Эти крамольные мысли Твен тщательно скрывал — даже от Ливи и от дочерей, не любивших, когда «папа сердится». А он уже не мог сдерживать раздражение и гнев, каждое утро читая в газетах о баснословных барышах Рокфеллеров и гулдов, о забастовках и голодных бунтах дошедших до отчаяния людей, о самоубийствах разоренных, о линчеваниях, о предательствах, подделанных завещаниях, банкротствах, денежных авантюрах и ловких махинациях пройдох без стыда и совести.
Когда-то на Гавайских островах он любовался могучим вулканом, нависшим над опрятными улочками Гонолулу.
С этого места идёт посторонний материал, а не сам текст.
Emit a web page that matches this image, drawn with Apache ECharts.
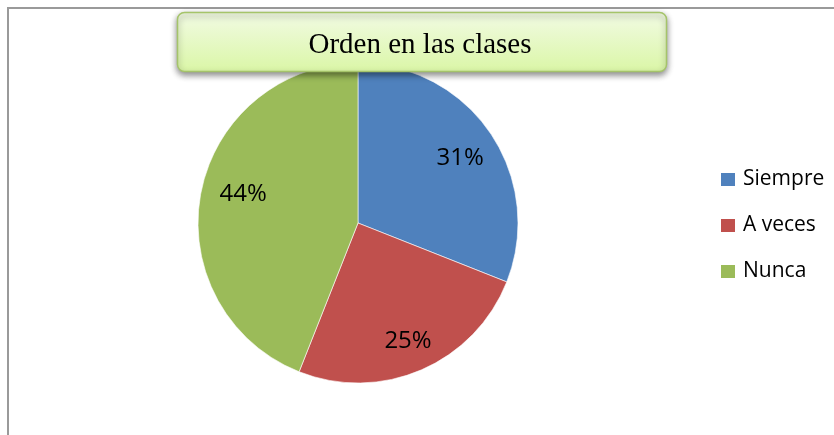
<!DOCTYPE html>
<html>
<head>
<meta charset="utf-8">
<script src="https://cdn.jsdelivr.net/npm/echarts@6/dist/echarts.min.js"></script>
<style>
html,body{margin:0;padding:0;background:#fff;}
#chart{width:834px;height:435px;}
</style>
</head>
<body>
<div id="chart"></div>
<script>
const titleText = 'Orden en las clases';
const categories = ['Siempre', 'A veces', 'Nunca'];
const values = [31, 25, 44];
const colors = ['#4F81BD', '#C0504D', '#9BBB59'];

const chart = echarts.init(document.getElementById('chart'), null, {renderer: 'canvas'});
const data = categories.map((c, i) => ({name: c, value: values[i], itemStyle: {color: colors[i]}}));
const labelNudge = [[-2, 6], [0, 3], [9, -5]];

chart.setOption({
  animation: false,
  backgroundColor: '#fff',
  legend: {
    orient: 'vertical',
    left: 721,
    top: 169,
    padding: 0,
    itemWidth: 14,
    itemHeight: 13,
    itemGap: 25,
    icon: 'rect',
    selectedMode: false,
    data: categories,
    itemStyle: {borderWidth: 0},
    textStyle: {fontFamily: 'Open Sans', fontSize: 21, color: '#000', padding: [0, 0, 0, 3]}
  },
  graphic: [
    {type: 'rect', z: -10, silent: true, shape: {x: 8, y: 8, width: 1000, height: 1000},
     style: {fill: 'none', stroke: '#9a9a9a', lineWidth: 2}},
    {type: 'rect', z: 100, silent: true, shape: {x: 177.5, y: 12.5, width: 489, height: 59, r: 7},
     style: {
       fill: new echarts.graphic.LinearGradient(0, 0, 0, 1, [
         {offset: 0, color: '#F2FBE4'}, {offset: 1, color: '#DAF6A6'}
       ]),
       stroke: '#A5C46A', lineWidth: 1.5,
       shadowBlur: 6, shadowOffsetX: 0, shadowOffsetY: 3, shadowColor: 'rgba(0,0,0,0.45)'
     }},
    {type: 'text', z: 101, silent: true, x: 420, y: 45,
     style: {text: titleText, fontFamily: 'Liberation Serif', fontSize: 29, fill: '#000',
             align: 'center', verticalAlign: 'middle'}}
  ],
  series: [
    {
      type: 'pie',
      center: [358, 223],
      radius: [0, 160],
      startAngle: 90,
      clockwise: true,
      avoidLabelOverlap: false,
      silent: true,
      label: {show: false},
      labelLine: {show: false},
      itemStyle: {borderColor: '#ffffff', borderWidth: 0.6},
      emphasis: {disabled: true},
      data: data
    },
    {
      type: 'pie',
      center: [358, 223],
      radius: [86, 160],
      startAngle: 90,
      clockwise: true,
      avoidLabelOverlap: false,
      silent: true,
      legendHoverLink: false,
      itemStyle: {color: 'rgba(0,0,0,0)', borderWidth: 0},
      label: {show: true, position: 'inside', formatter: '{d}%', fontFamily: 'Open Sans', fontSize: 24, color: '#000'},
      labelLine: {show: false},
      emphasis: {disabled: true},
      data: categories.map((c, i) => ({name: c, value: values[i],
        itemStyle: {color: 'rgba(0,0,0,0)'}, label: {offset: labelNudge[i]}}))
    }
  ]
});
</script>
</body>
</html>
Вулкан в ту пору был спокоен, и к нему устремлялись экскурсанты, добиравшиеся почти до кратера по крутым каменистым тропинкам. Но на много километров вокруг все было припорошено мягким серым пеплом — напоминание о недавней вспышке. И в недрах кратера подрагивало пламя. Активности можно было ожидать в любую минуту.
Марк Твен в последние двадцать лет своей жизни походил — так ему и самому казалось — на такой вот клокочущий вулкан, от которого все время исходит угроза взрыва. Время от времени происходили сильные толчки: он публиковал рассказы и памфлеты, непримиримостью заключенного в них обличения всевозможных язв и уродств американской жизни ужасавшие и Оливию Клеменс, и самых близких друзей, не говоря уже о широкой публике. В юмористе пробудился сатирик. А стародавние — еще времен «Тома Сойера» — мечты о «зеленой долине, залитой солнцем» отодвинулись куда-то очень далеко, уступив место злой иронии, замешенной на разочаровании и скепсисе.
Америка сделала все для того, чтобы приглушить силу этого яростного извержения. И тем не менее повсюду в читающем мире были слышны его раскаты.
Свое малопочтенное имя «позолоченный век» получил от заглавия романа, написанного Твеном совместно с литератором Чарлзом Уорнером, его соседом по Хартфорду, и опубликованного еще в 1874 году. Твен, надо сказать, не любил романы в строгом значении этого слова — с обязательной любовной интригой, борьбой за наследство, случайными происшествиями, двигающими вперед развитие сюжета, с провинциалами, приезжающими завоевывать столицы, и светскими дамами, скучающими на модных курортах. Он считал, что в литературе не следует изобретать персонажей, которые самому автору никогда не встречались, да и вообще незачем выдумывать — «это дело богов, а мы, смертные, способны только снимать более или менее точные копии».